In effect, most Scheme strings and integers are in category [C], but some are in category [B].
Another type in category [C] is Scheme‘s port type, which is directly represented by C‘s FILE*
. This leads to great flexibility intermixing Scheme and C input and output operations. Easy I/O is most important for a glue language. But in order to support Scheme correctly, we had to enhance C‘s stdio package. Fortunately, this was possible to do (and with binary compatibility!). The Scheme function char-ready?
required us to implement a C subroutine we called flisten
. We also wanted our Scheme to include the capability to read and write from in-memory strings (the Scheme functions are open-output-string
, open-input-string
, and get-output-string
), so we enhanced the C library again to support this. 2
2 The lack of first class in-memory FILE*
objects in Unix, where other platforms have had this for years, is significant evidence of a tendency toward parochialism in Unix platform wendors, which the. Lisp community can have a role in correcting.
This good integration leads to a compromise: The C type FILE*
is unsafe! This is shown by the following programs:
;; esh version
(let ((fp (fopen "file" "r")))
(fclose fp)
(fgetc fp))
// C version
{ FILE* fp = fopen("file", "r");
fclose(fp);
return fgetc(fp);
}
Our choice to faithfully render C interfaces leads us to faithfully provide access to unsafe features of those same interfaces. (See the section “Keeping Safety” below.) Storage management problems such as the preceding one area prime source of unsafe interfaces. In the future, we may experiment with a handle-like representation that has an extra level of indirection. Such a handle would be zeroed safely when fclose
is called, and in other circumstances would implicitly coerce to FILE*
.
The humble C type (void)
is adopted into esh Scheme, and finds new life there. Every Scheme primitive which returns a result undefined by the standard actually returns a C void value. The interactive command loop special-cases void values by printing nothing when a command returns void.

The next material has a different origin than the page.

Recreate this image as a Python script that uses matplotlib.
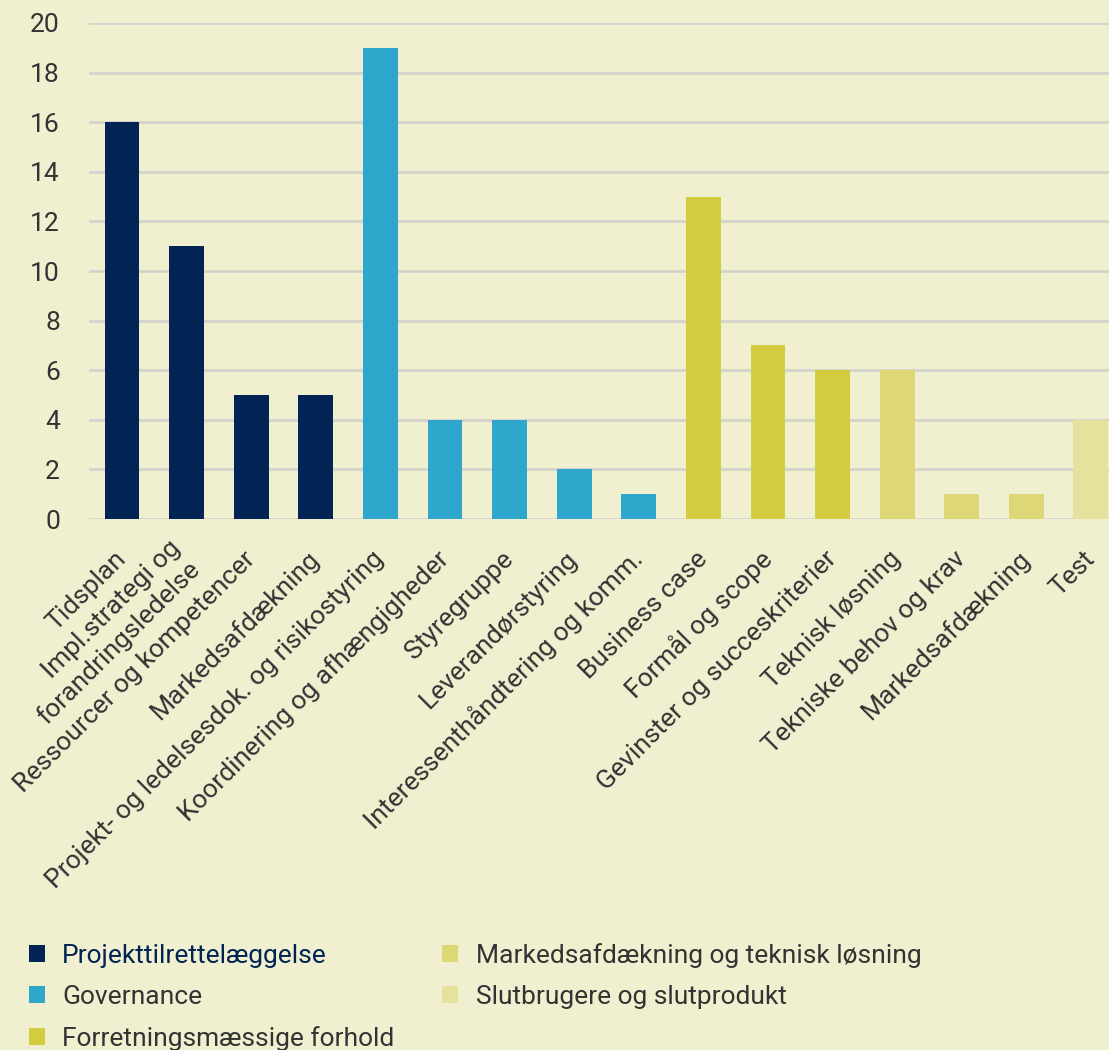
import matplotlib
matplotlib.use("Agg")
import matplotlib.pyplot as plt
from matplotlib.patches import Patch

plt.rcParams['font.family'] = ['Roboto', 'DejaVu Sans']

categories = [
    "Tidsplan",
    "Impl.strategi og\nforandringsledelse",
    "Ressourcer og kompetencer",
    "Markedsafdækning",
    "Projekt- og ledelsesdok. og risikostyring",
    "Koordinering og afhængigheder",
    "Styregruppe",
    "Leverandørstyring",
    "Interessenthåndtering og komm.",
    "Business case",
    "Formål og scope",
    "Gevinster og succeskriterier",
    "Teknisk løsning",
    "Tekniske behov og krav",
    "Markedsafdækning",
    "Test",
]
values = [16, 11, 5, 5, 19, 4, 4, 2, 1, 13, 7, 6, 6, 1, 1, 4]
groups = [0, 0, 0, 0, 1, 1, 1, 1, 1, 2, 2, 2, 3, 3, 3, 4]
group_names = [
    "Projekttilrettelæggelse",
    "Governance",
    "Forretningsmæssige forhold",
    "Markedsafdækning og teknisk løsning",
    "Slutbrugere og slutprodukt",
]
group_colors = ["#012454", "#2fa7cc", "#d4cc3f", "#ddd775", "#e5e29e"]

bg = "#f0efd0"
fig = plt.figure(figsize=(11.09, 10.5), dpi=100, facecolor=bg)
ax = fig.add_axes([0.0803, 0.5057, 0.9197, 0.4724], facecolor=bg)

x = list(range(len(categories)))
ax.bar(x, values, width=0.54, color=[group_colors[g] for g in groups], zorder=3)

ax.set_ylim(0, 20)
ax.set_xlim(-0.51, 15.28)
ax.set_yticks(range(0, 21, 2))
ax.yaxis.grid(True, color="#d3d3cc", linewidth=2, zorder=0)
ax.set_axisbelow(True)
for s in ax.spines.values():
    s.set_visible(False)
ax.tick_params(axis='both', length=0, labelsize=19, labelcolor="#333333")
ax.tick_params(axis='y', pad=21)
ax.tick_params(axis='x', pad=26)
ax.set_xticks(x)
ax.set_xticklabels(categories, rotation=45, ha='right', va='center',
                   rotation_mode='anchor', multialignment='right')

handles = [Patch(facecolor=c, edgecolor='none') for c in group_colors]
leg = fig.legend(handles, group_names, loc='upper left', bbox_to_anchor=(0.026, 0.102),
                 ncol=2, frameon=False, fontsize=19, handlelength=0.62, handleheight=0.62,
                 handletextpad=0.65, columnspacing=1.8, labelspacing=0.65,
                 borderaxespad=0, borderpad=0)
for i, t in enumerate(leg.get_texts()):
    t.set_color("#012454" if i == 0 else "#333333")

fig.savefig("out.png", dpi=100, facecolor=bg)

Since C identifies booleans with integers, and Scheme does not, we could not put these in category [C]. In fact, Scheme booleans do not even coerce to C ints. This has not been a problem in practice. Our header file processor specially treats the type ix_boolean_t
, nominally a typedef of int
, to allow C functions to produce and accept Scheme booleans.
This splitting of one C type into multiple Scheme types appears to be a promising technique for dealing with type-deficient interfaces like the XView GUI toolkit, where all object references are of a typedef type that expands to unsigned
.
As we have already seen, sometimes Scheme objects in category [B] can be coerced into a C type in category [C]. This allows users of Scheme to benefit from specialized non-C value representations, while staying as compatible as possible with C interfaces.
C itself has a moderately complex system of coercions between types. Many are implicitly applied when an actual parameter does not match a formal parameter, or in similar situations when a local variable is bound. Scheme models these coercions accurately, but on the basis of runtime tag information, rather than statically.
C also has a cast construct which can cause unsafe representation punning; Scheme never does this implicitly. Unsafe operations are dealt with below.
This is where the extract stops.